*WHAT THIS TASK INVOLVES*
Starting at the line that contains "Write a LaTeX" and stopping at the line that contains "(0,0) rectangle (871,645);", return those lines exactly and nothing else. Both end lines count; pictures do not.

-------- DATA FOR THIS TASK --------

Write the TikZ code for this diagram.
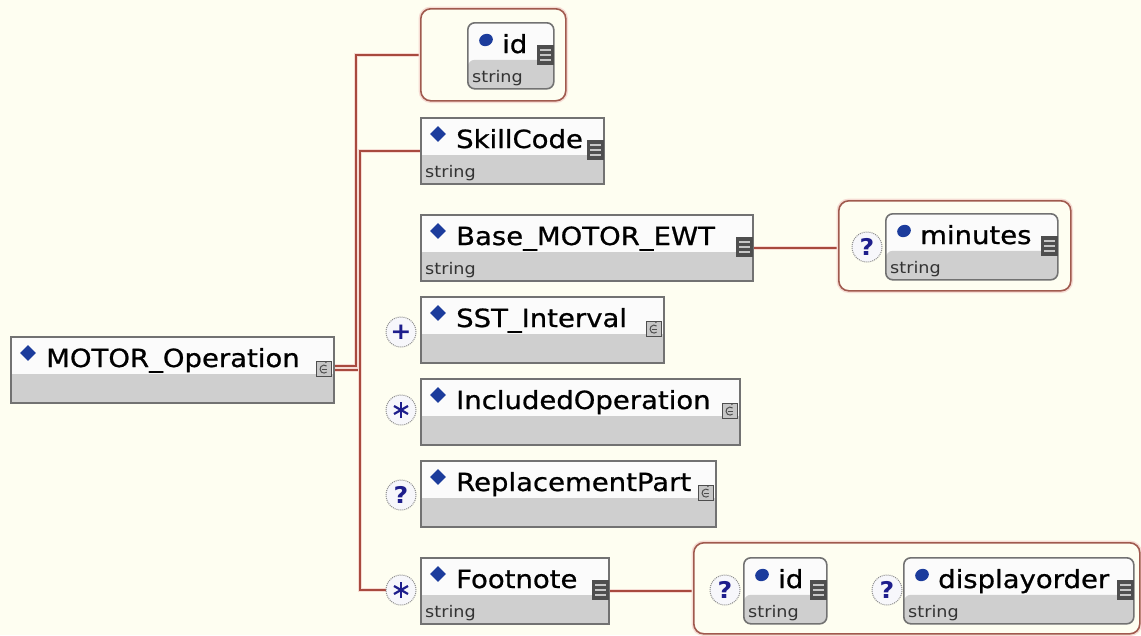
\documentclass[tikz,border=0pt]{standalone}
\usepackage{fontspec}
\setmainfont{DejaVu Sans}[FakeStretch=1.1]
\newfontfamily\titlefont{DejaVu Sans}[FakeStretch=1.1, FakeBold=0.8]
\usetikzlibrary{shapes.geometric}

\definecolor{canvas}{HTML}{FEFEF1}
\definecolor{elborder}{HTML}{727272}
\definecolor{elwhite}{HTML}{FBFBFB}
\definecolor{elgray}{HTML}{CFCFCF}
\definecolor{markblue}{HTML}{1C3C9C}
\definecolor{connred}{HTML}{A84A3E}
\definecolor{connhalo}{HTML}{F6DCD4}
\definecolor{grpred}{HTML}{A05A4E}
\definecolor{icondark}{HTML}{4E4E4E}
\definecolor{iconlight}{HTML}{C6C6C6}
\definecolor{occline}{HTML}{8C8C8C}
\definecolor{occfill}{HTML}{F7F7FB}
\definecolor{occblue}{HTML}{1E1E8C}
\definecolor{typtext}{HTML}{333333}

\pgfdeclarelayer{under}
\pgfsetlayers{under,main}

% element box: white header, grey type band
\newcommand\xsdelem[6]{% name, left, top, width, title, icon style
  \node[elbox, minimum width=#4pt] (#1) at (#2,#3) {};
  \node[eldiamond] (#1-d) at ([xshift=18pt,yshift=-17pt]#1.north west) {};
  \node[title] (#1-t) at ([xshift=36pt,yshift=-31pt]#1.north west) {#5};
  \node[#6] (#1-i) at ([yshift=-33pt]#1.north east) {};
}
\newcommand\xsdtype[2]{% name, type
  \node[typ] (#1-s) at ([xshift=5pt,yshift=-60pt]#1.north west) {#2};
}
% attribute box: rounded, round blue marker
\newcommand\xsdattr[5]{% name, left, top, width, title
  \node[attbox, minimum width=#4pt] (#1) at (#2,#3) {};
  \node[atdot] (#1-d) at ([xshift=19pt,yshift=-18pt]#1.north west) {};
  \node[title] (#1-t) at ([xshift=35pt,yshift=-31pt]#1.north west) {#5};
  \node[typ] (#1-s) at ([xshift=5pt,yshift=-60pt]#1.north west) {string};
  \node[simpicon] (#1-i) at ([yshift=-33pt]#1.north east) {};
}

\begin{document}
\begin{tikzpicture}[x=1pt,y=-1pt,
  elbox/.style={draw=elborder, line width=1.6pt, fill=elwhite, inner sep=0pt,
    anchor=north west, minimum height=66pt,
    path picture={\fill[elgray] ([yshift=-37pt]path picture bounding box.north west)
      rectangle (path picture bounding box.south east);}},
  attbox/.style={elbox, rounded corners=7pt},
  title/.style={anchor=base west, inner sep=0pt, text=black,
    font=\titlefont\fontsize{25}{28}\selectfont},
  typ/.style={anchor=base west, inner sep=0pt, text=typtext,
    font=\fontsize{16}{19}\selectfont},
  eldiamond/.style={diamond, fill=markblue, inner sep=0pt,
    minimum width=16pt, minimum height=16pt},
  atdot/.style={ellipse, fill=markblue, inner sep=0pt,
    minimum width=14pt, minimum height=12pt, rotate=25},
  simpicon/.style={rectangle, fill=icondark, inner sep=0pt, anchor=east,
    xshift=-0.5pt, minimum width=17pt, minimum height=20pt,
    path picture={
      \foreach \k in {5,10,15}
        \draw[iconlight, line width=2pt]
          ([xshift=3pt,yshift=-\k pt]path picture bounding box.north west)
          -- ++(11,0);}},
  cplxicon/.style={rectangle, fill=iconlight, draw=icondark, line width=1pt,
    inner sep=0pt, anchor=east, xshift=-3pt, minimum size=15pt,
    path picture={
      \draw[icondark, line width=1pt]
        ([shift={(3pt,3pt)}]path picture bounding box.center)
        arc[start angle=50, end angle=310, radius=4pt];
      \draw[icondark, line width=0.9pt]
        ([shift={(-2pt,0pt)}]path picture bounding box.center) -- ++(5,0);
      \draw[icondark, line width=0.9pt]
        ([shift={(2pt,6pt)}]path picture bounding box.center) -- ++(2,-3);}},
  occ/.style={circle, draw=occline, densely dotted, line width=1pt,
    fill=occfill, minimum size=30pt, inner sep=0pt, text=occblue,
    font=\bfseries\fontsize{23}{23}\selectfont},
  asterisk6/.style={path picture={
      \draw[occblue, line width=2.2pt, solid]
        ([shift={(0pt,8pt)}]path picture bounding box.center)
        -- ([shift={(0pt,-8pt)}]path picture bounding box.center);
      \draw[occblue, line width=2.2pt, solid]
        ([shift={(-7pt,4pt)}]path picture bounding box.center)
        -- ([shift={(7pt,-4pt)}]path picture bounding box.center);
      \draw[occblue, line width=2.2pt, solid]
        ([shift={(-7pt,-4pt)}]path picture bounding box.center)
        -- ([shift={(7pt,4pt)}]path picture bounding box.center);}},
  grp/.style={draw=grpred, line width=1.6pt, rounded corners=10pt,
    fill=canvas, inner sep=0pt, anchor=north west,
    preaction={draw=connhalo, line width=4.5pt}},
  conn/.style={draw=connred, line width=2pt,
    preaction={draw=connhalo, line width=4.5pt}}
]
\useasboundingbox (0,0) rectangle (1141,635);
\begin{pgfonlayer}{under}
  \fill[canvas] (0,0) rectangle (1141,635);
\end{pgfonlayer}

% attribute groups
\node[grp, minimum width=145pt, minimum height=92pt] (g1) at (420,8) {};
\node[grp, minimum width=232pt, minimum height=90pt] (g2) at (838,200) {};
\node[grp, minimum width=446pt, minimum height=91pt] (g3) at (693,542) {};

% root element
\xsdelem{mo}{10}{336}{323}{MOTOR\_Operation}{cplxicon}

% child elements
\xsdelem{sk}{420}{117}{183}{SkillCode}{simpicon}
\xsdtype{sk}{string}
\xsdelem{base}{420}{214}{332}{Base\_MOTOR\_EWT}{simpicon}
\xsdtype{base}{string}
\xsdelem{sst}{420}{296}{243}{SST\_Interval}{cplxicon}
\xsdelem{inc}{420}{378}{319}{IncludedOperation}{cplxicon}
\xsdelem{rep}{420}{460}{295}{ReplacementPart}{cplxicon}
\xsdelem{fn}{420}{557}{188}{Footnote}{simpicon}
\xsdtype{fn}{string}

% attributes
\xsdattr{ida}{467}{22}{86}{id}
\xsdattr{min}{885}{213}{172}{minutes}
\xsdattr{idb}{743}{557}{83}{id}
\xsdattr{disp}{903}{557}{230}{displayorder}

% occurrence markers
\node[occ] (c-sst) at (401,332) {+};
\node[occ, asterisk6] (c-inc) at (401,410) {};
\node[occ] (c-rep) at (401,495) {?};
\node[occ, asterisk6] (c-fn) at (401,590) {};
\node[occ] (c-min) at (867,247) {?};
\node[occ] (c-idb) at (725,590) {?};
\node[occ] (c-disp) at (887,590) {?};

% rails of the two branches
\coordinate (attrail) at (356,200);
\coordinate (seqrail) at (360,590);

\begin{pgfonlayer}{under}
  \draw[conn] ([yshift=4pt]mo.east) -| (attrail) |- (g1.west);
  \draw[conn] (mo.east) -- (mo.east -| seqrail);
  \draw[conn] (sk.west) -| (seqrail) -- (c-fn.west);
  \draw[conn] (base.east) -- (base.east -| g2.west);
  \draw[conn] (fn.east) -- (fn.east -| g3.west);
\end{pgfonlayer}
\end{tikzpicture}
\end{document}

--------
-------- DATA FOR THIS TASK --------

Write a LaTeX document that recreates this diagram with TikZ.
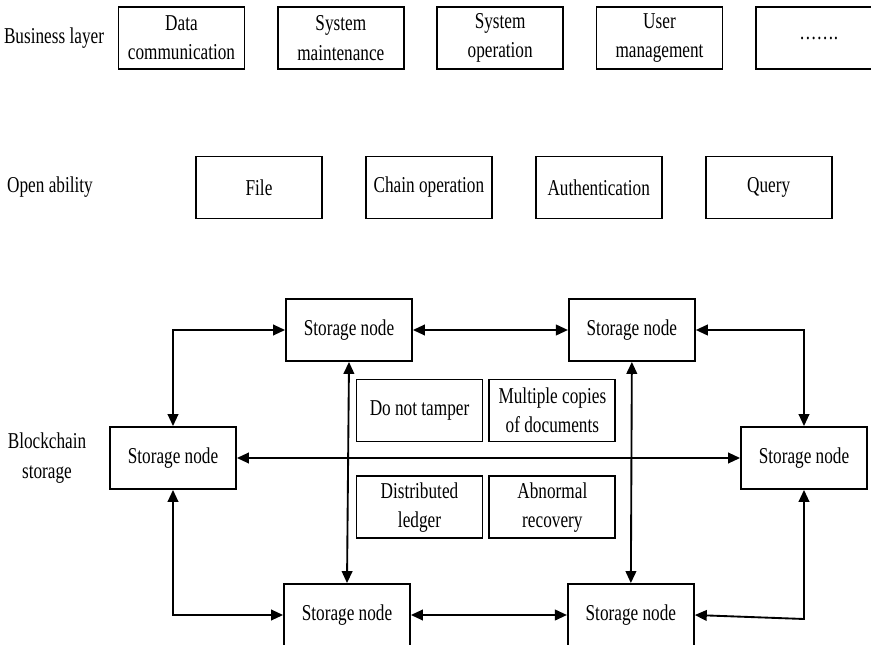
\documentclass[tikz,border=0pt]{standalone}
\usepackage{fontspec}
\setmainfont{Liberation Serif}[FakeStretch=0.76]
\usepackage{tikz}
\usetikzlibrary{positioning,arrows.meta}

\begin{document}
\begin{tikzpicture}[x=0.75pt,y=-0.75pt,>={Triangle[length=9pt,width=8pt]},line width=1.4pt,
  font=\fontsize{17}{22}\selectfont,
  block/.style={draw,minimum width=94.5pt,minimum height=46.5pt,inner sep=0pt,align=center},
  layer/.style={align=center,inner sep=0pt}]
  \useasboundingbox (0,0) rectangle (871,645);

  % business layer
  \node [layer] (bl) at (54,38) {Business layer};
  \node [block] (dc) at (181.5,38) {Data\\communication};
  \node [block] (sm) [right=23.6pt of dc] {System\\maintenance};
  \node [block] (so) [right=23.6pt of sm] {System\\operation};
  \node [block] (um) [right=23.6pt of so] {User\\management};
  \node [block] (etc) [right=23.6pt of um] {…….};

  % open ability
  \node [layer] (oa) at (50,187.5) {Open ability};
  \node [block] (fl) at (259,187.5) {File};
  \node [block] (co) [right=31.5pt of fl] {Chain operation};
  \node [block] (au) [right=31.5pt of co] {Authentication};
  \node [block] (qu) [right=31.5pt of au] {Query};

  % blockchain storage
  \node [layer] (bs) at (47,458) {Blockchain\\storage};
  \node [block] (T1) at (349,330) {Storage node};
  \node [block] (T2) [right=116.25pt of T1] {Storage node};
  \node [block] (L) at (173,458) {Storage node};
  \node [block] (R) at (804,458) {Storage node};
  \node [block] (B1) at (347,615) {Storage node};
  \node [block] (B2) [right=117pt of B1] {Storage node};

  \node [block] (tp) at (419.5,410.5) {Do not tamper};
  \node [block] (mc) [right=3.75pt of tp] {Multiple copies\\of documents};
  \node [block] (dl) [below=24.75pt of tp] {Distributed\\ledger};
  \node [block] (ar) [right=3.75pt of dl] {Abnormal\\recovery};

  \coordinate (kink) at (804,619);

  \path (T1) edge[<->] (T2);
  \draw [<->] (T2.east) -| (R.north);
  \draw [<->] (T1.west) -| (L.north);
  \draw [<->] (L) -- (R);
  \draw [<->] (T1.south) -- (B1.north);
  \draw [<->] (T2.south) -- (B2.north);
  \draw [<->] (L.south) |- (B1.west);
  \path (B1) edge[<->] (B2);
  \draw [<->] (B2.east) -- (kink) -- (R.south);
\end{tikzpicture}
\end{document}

--------

*REPLY*
Write a LaTeX document that recreates this diagram with TikZ.
\documentclass[tikz,border=0pt]{standalone}
\usepackage{fontspec}
\setmainfont{Liberation Serif}[FakeStretch=0.76]
\usepackage{tikz}
\usetikzlibrary{positioning,arrows.meta}

\begin{document}
\begin{tikzpicture}[x=0.75pt,y=-0.75pt,>={Triangle[length=9pt,width=8pt]},line width=1.4pt,
  font=\fontsize{17}{22}\selectfont,
  block/.style={draw,minimum width=94.5pt,minimum height=46.5pt,inner sep=0pt,align=center},
  layer/.style={align=center,inner sep=0pt}]
  \useasboundingbox (0,0) rectangle (871,645);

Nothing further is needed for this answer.